In Andrew Chi-Chih Yao's classic 1979 paper he references "M. O. Rabin and A. C. Yao, in preparation". This is for the result that the bounded-error communication complexity of the equality function EQ$_N$ (whether two integers in the range $0$ to $N-1$ are equal) is $O(\log\log N)$.
- Andrew Chi-Chih Yao, Some Complexity Questions Related to Distributed Computing (Preliminary Report), STOC 1979, pp. 209–213. doi:10.1145/800135.804414
Alexander Razborov's introductory survey on communication complexity proves this result and states "the following beautiful construction [is] usually attributed to Rabin and Yao". The idea is to consider the bit strings as coefficients of a predetermined polynomial $P(x)$; Alice then picks a random integer $q$ from 0 to $p-1$ for some predetermined prime $p \in [3n,6n]$, where $n = \lceil \log N\rceil$, and sends $(q, P(q) \mod p)$ to Bob.

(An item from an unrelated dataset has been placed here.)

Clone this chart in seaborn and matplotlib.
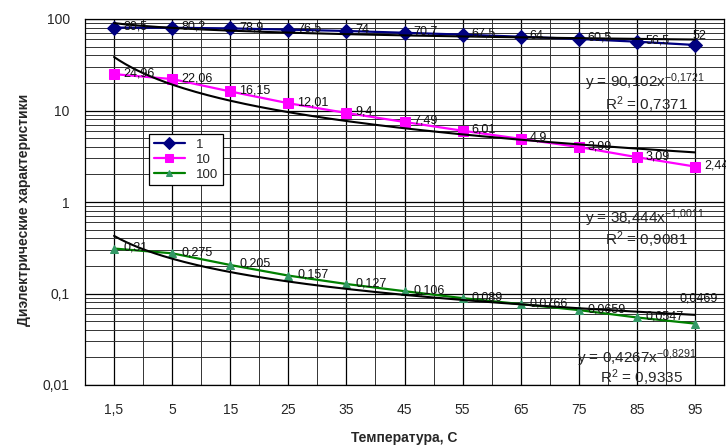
import numpy as np
import pandas as pd
import seaborn as sns
import matplotlib.pyplot as plt
from matplotlib.ticker import LogLocator, NullFormatter, FixedLocator

sns.set_theme(style="white")
plt.rcParams['font.family'] = ['Liberation Sans', 'DejaVu Sans']
plt.rcParams['mathtext.fontset'] = 'custom'
plt.rcParams['mathtext.rm'] = 'Liberation Sans'
plt.rcParams['mathtext.it'] = 'Liberation Sans'

# data
temps = ["1,5", "5", "15", "25", "35", "45", "55", "65", "75", "85", "95"]
f1 = [80.5, 80.2, 78.9, 76.5, 74, 70.7, 67.5, 64, 60.5, 56.5, 52]
f10 = [24.96, 22.06, 16.15, 12.01, 9.4, 7.49, 6.01, 4.9, 3.99, 3.09, 2.44]
f100 = [0.31, 0.275, 0.205, 0.157, 0.127, 0.106, 0.089, 0.0766, 0.0659, 0.0547, 0.0469]
f1_labels = ["80,5", "80,2", "78,9", "76,5", "74", "70,7", "67,5", "64", "60,5", "56,5", "52"]
f10_labels = ["24,96", "22,06", "16,15", "12,01", "9,4", "7,49", "6,01", "4,9", "3,99", "3,09", "2,44"]
f100_labels = ["0,31", "0,275", "0,205", "0,157", "0,127", "0,106", "0,089", "0,0766", "0,0659", "0,0547", "0,0469"]
eq_texts = [r"y = 90,102x$^{-0{,}1721}$", r"y = 38,444x$^{-1{,}0011}$", r"y = 0,4267x$^{-0{,}8291}$"]
r2_texts = [r"R$^{2}$ = 0,7371", r"R$^{2}$ = 0,9081", r"R$^{2}$ = 0,9335"]

series = [
    ("1", f1, f1_labels, "#000080", "#000080", "D", 7.5),
    ("10", f10, f10_labels, "#FF00FF", "#FF00FF", "s", 7.5),
    ("100", f100, f100_labels, "#008000", "#339966", "^", 6),
]

fig, ax = plt.subplots(figsize=(7.26, 4.46), dpi=100)
fig.subplots_adjust(left=85/726, right=724/726, top=1-19/446, bottom=1-385/446)

pos = np.arange(len(temps))
for name, vals, labs, col, mcol, mk, ms in series:
    d = pd.DataFrame({"pos": pos, "value": vals})
    sns.lineplot(data=d, x="pos", y="value", color=col, marker=mk, markersize=ms,
                 markerfacecolor=mcol, markeredgecolor=mcol, linewidth=1.6,
                 label=name, ax=ax, zorder=3)

# power trendlines (fit in log-log space, x = 1..n like Excel)
xs = np.linspace(1, len(temps), 200)
for name, vals, labs, col, mcol, mk, ms in series:
    b, lna = np.polyfit(np.log(pos + 1), np.log(vals), 1)
    ax.plot(xs - 1, np.exp(lna) * xs ** b, color="black", lw=1.5, zorder=4)

# data labels
special = {("1", 10): (-2, 9, "left"), ("100", 10): (4, 25, "center")}
for name, vals, labs, col, mcol, mk, ms in series:
    for i, (v, t) in enumerate(zip(vals, labs)):
        dx, dy, ha = special.get((name, i), (9, 1, "left"))
        ax.annotate(t, (i, v), xytext=(dx * 0.72, dy * 0.72), textcoords="offset points",
                    ha=ha, va="center", fontsize=9, color="#111111",
                    zorder=5, annotation_clip=False)

# trendline equations
eq_pos = [(0.782, 0.828, 0.814, 0.765), (0.782, 0.456, 0.814, 0.396), (0.770, 0.074, 0.806, 0.019)]
for (ex, ey, rx, ry), et, rt in zip(eq_pos, eq_texts, r2_texts):
    ax.text(ex, ey, et, transform=ax.transAxes, fontsize=11, va="center", ha="left", zorder=6)
    ax.text(rx, ry, rt, transform=ax.transAxes, fontsize=11, va="center", ha="left", zorder=6)

ax.set_yscale("log")
ax.set_ylim(0.01, 100)
ax.set_xlim(-0.5, len(temps) - 0.5)
ax.set_yticks([0.01, 0.1, 1, 10, 100])
ax.set_yticklabels(["0,01", "0,1", "1", "10", "100"])
ax.yaxis.set_minor_locator(LogLocator(base=10, subs=np.arange(2, 10)))
ax.yaxis.set_minor_formatter(NullFormatter())
ax.set_xticks(pos)
ax.set_xticklabels(temps)
ax.xaxis.set_minor_locator(FixedLocator(pos[:-1] + 0.5))

ax.grid(which="major", color="black", lw=0.9)
ax.grid(which="minor", color="#333333", lw=0.7)
ax.set_axisbelow(True)
ax.tick_params(axis="y", which="major", direction="out", length=5, width=0.8,
               color="black", labelsize=10, pad=6)
ax.tick_params(axis="y", which="minor", length=0)
ax.tick_params(axis="x", which="both", length=0, labelsize=10, pad=13)
for sp in ax.spines.values():
    sp.set_color("black")
    sp.set_linewidth(0.9)

ax.set_xlabel("Температура, С", fontsize=10, fontweight="bold")
ax.set_ylabel("Диэлектрические характеристики", fontsize=10, fontweight="bold")
ax.xaxis.set_label_coords(0.5, -0.125)
ax.yaxis.set_label_coords(-0.085, 0.478)

leg = ax.legend(loc="upper left", bbox_to_anchor=(0.100, 0.686), fontsize=9.5,
                frameon=True, fancybox=False, edgecolor="black", framealpha=1,
                handlelength=2.4, borderpad=0.35, labelspacing=0.2,
                borderaxespad=0, markerscale=0.75)
leg.get_frame().set_linewidth(0.9)
leg.set_zorder(10)

fig.savefig("out.png", dpi=100)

- Alexander Razborov, Communication Complexity, chapter 8 of "An Invitation to Mathematics", pp. 97–117, Springer, 2011. (preprint)
Did the Rabin/Yao paper ever get to be at least a personal communication/draft/sketch in someone else's paper, or is this one of those indications of the "golden era" where giants roamed the earth and didn't always touch ground when stepping from breakthrough to breakthrough?